Do you ever wonder what life would be like if you didn’t drink? Whether you’d feel healthier, lose weight, and have fewer wrinkles? How it would affect your social life? Your bank balance? And, of course, the big question: are you currently drinking too much? Then in my books you are ‘sober curious'.
If you’re embarking on a dry January, chances are this above line of questioning isn’t alien to you. It’s an internal dialogue I know well — having been a constant backdrop to the six-year journey I have spent slowly undoing the deeply ingrained habitual drinking patterns I learned as a rookie journalist in London in my twenties.
When I moved to NYC five years ago, I was the quintessential work-hard-play-hard party girl, drinking socially four to five nights a week, and consuming double (if not triple) the recommended units. But behind the scenes, I was increasingly aware of the negative impact alcohol was having on my life. I would lose whole days to hangovers, and my anxiety levels were often through the roof. If I tried to talk about it, the attitude was generally that this was simply the price we paid for the good times. Sigh.
The new start in the US - and a few scary incidents, including a drink-drive near miss - made it easier to cut back. But despite the baseline sense of happiness and calm I experienced during my bouts of sobriety, I’d inevitably end up getting wasted again and back at square one.
I decided to take myself to AA, but I felt like an imposter. I had never experienced a ‘rock bottom’ with alcohol, and the words, ‘I’m Ruby, and I’m an alcoholic’ stuck in my throat. But it was a huge relief to bring my internal dialogue about booze out into the open. And, knowing I had friends who felt the same but who would never in a million years attend an AA meeting, I found myself questioning why there was no middle ground and why there was such a stigma around sobriety.
This was the original spark for my Off The Rocks events, which usually feature a panel discussion and sober party games, and are fuelled by ‘high-vibe’ snacks and non-alcoholic drinks. I also partnered with meditation coach Biet Simkin, who has seven years in addiction recovery, to guide group meditations. I always remind people that Off The Rocks is not a substitute for AA, simply an open forum to question when and why we decided to outsource all the fun times, and all our sense of belonging, to alcohol.
Those who come to my events are usually high-achieving individuals. Some are in recovery from alcohol addiction, but most sober curious, and all ready to question attitudes to booze that feel increasingly at odds with the ‘wellness revolution’ that’s unfolding on both sides of the Atlantic.

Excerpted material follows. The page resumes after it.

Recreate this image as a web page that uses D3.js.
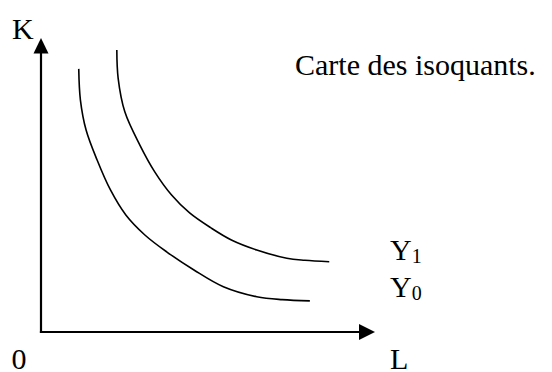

Have I gone from sober curious to total sobriety? Not quite. But the four times I have drunk this year, I have been fully mindful of the risk of slipping back into old habits. But if I'm honest, the thought of total abstinence being the only way to change my drinking habits was one of the main things that prevented me from trying in the first place.
The truth is now I prefer not to drink, even in social situations. I have better conversations, and I like being able to have a night out and do my 9am yoga session! If that sounds boring to you, isn’t it time to question why?